La giustizia secondo Delmastro: “Arrendetevi”
Per definire l’attacco sferrato da vari esponenti del Governo (in testa la premier Giorgia Meloni) contro i Pm di Palermo che hanno chiesto – al termine di una lunga e motivata requisitoria dibattimentale – la condanna dell’imputato Matteo Salvini, all’epoca dei fatti Ministro dell’interno, ho parlato – anche su questo giornale – di “squilibrio istituzionale”.
Per significare che l’ostilità manifestata da un membro dell’esecutivo (cui compete tra l’altro l’esercizio del potere disciplinare sui magistrati) verso un “semplice” giudice, nel bel mezzo dell’esercizio dei suoi compiti istituzionali, urta contro il principio democratico della separazione delle funzioni e comporta appunto uno squilibrio istituzionale.
In una intervista al “Corriere della sera”, alla domanda di che cosa pensasse delle parole “squilibrio istituzionale”, il Sottosegretario alla Giustizia Andrea Del Mastro ha risposto: “(Caselli) si arrenda”.
Non occorre scomodare Freud e la sua ”Psicopatologia della vita quotidiana” per cogliere in queste parole un brutto lapsus.
Nel senso che esse tradiscono un atteggiamento bellicistico nei confronti di chi la pensi diversamente: quasi si trattasse di un nemico da combattere e neutralizzare, e non di un interlocutore con cui confrontarsi e discutere.

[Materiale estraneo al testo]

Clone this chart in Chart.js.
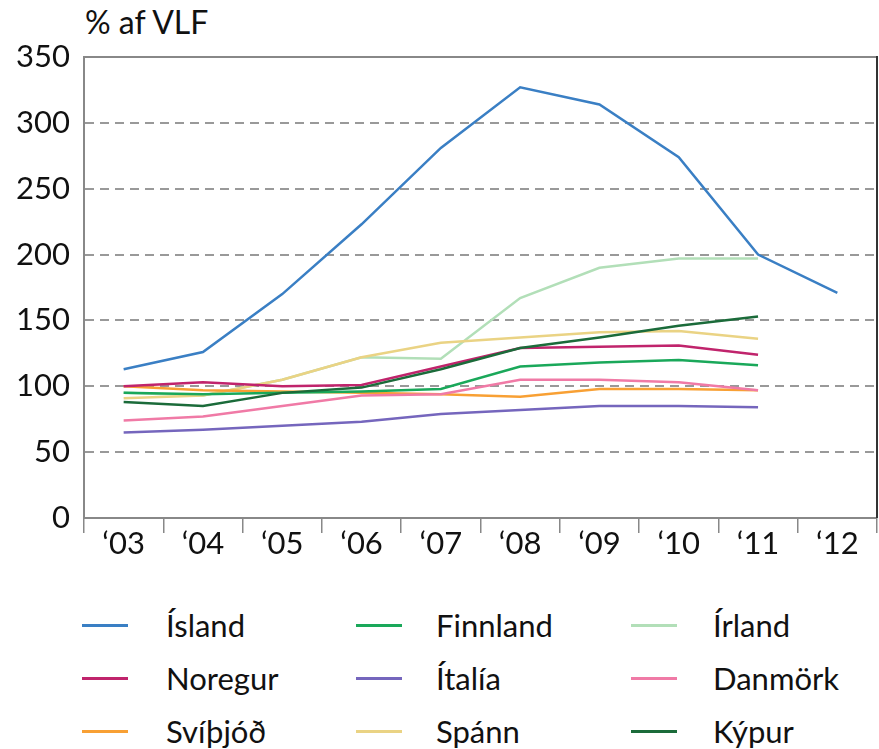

Portando acqua al mulino di coloro che teorizzano l’esistenza nell’attuale maggioranza governativa di una sindrome da accerchiamento e di un vittimismo che spingono a immaginarsi ogni giorno un nuovo complotto.
Si pone in ogni caso una serie di interrogativi ineludibili.
È giusto gettare pregiudizialmente fango su un magistrato sol perché, avendo indagato, chiede la condanna – per fatti specifici – di un personaggio pubblico? Quando si tratta di personaggi “di peso” (imputati – ripeto – per fatti specifici e non certo per il loro status), giustizia giusta è, per definizione, solo quella che assolve? Ragionando in questo modo, non si sovvertono le regole fondamentali della giustizia? Non si incide sulla serenità di giudizio?
Si tratta di rispondere a questi interrogativi nell’interesse della democrazia, senza chiedere a chi responsabilmente li pone di ”arrendersi”.